* Begin *

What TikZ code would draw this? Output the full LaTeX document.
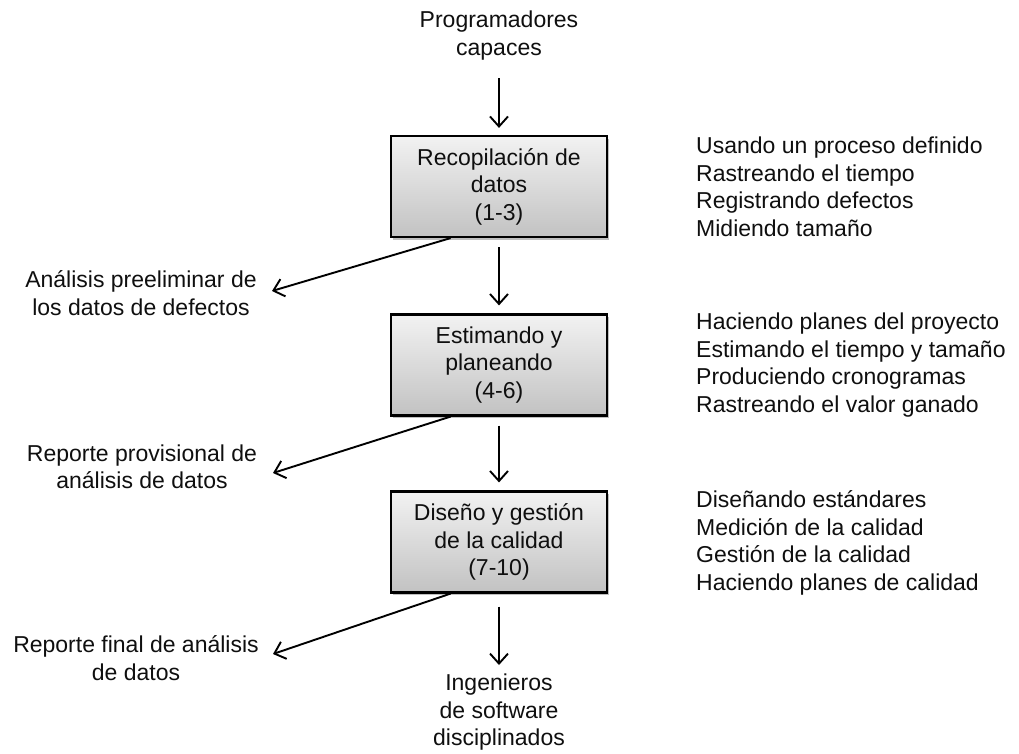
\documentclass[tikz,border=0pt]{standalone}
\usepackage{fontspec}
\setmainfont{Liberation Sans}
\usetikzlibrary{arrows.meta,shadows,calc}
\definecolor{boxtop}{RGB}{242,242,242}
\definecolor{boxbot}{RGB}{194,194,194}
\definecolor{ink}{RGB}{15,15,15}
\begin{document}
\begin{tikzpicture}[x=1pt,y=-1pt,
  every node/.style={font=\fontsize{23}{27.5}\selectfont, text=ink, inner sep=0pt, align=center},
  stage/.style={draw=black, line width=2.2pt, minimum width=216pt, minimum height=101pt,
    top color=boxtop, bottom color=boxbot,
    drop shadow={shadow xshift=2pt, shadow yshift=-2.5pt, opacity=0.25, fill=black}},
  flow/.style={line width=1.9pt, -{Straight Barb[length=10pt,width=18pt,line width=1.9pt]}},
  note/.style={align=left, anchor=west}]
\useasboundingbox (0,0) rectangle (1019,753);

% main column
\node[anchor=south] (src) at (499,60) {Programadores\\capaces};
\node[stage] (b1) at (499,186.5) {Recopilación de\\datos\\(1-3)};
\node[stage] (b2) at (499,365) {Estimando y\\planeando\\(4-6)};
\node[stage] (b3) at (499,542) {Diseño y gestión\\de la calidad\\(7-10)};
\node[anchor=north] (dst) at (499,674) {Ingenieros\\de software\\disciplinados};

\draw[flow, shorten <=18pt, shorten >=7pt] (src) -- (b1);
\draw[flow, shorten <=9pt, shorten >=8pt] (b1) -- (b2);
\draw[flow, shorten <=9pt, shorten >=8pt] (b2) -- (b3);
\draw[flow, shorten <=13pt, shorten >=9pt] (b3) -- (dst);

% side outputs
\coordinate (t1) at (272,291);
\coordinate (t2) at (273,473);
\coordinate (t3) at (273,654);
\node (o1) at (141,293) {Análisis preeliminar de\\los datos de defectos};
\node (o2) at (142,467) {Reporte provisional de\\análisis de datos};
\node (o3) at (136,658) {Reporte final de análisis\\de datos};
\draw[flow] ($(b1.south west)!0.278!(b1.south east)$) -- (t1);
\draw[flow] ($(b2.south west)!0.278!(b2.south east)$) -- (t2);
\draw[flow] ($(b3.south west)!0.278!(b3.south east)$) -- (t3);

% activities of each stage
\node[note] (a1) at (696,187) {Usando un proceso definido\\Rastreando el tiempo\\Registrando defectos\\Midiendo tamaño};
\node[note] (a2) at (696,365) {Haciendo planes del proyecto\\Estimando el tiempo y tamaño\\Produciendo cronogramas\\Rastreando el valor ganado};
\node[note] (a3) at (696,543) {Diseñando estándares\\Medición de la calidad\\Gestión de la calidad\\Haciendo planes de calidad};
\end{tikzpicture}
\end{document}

* End *

**YOUR INSTRUCTIONS:**
Write the listing above out again exactly, dropping each image.

**SOLUTION TO THIS TASK:**
What TikZ code would draw this? Output the full LaTeX document.
\documentclass[tikz,border=0pt]{standalone}
\usepackage{fontspec}
\setmainfont{Liberation Sans}
\usetikzlibrary{arrows.meta,shadows,calc}
\definecolor{boxtop}{RGB}{242,242,242}
\definecolor{boxbot}{RGB}{194,194,194}
\definecolor{ink}{RGB}{15,15,15}
\begin{document}
\begin{tikzpicture}[x=1pt,y=-1pt,
  every node/.style={font=\fontsize{23}{27.5}\selectfont, text=ink, inner sep=0pt, align=center},
  stage/.style={draw=black, line width=2.2pt, minimum width=216pt, minimum height=101pt,
    top color=boxtop, bottom color=boxbot,
    drop shadow={shadow xshift=2pt, shadow yshift=-2.5pt, opacity=0.25, fill=black}},
  flow/.style={line width=1.9pt, -{Straight Barb[length=10pt,width=18pt,line width=1.9pt]}},
  note/.style={align=left, anchor=west}]
\useasboundingbox (0,0) rectangle (1019,753);

% main column
\node[anchor=south] (src) at (499,60) {Programadores\\capaces};
\node[stage] (b1) at (499,186.5) {Recopilación de\\datos\\(1-3)};
\node[stage] (b2) at (499,365) {Estimando y\\planeando\\(4-6)};
\node[stage] (b3) at (499,542) {Diseño y gestión\\de la calidad\\(7-10)};
\node[anchor=north] (dst) at (499,674) {Ingenieros\\de software\\disciplinados};

\draw[flow, shorten <=18pt, shorten >=7pt] (src) -- (b1);
\draw[flow, shorten <=9pt, shorten >=8pt] (b1) -- (b2);
\draw[flow, shorten <=9pt, shorten >=8pt] (b2) -- (b3);
\draw[flow, shorten <=13pt, shorten >=9pt] (b3) -- (dst);

% side outputs
\coordinate (t1) at (272,291);
\coordinate (t2) at (273,473);
\coordinate (t3) at (273,654);
\node (o1) at (141,293) {Análisis preeliminar de\\los datos de defectos};
\node (o2) at (142,467) {Reporte provisional de\\análisis de datos};
\node (o3) at (136,658) {Reporte final de análisis\\de datos};
\draw[flow] ($(b1.south west)!0.278!(b1.south east)$) -- (t1);
\draw[flow] ($(b2.south west)!0.278!(b2.south east)$) -- (t2);
\draw[flow] ($(b3.south west)!0.278!(b3.south east)$) -- (t3);

% activities of each stage
\node[note] (a1) at (696,187) {Usando un proceso definido\\Rastreando el tiempo\\Registrando defectos\\Midiendo tamaño};
\node[note] (a2) at (696,365) {Haciendo planes del proyecto\\Estimando el tiempo y tamaño\\Produciendo cronogramas\\Rastreando el valor ganado};
\node[note] (a3) at (696,543) {Diseñando estándares\\Medición de la calidad\\Gestión de la calidad\\Haciendo planes de calidad};
\end{tikzpicture}
\end{document}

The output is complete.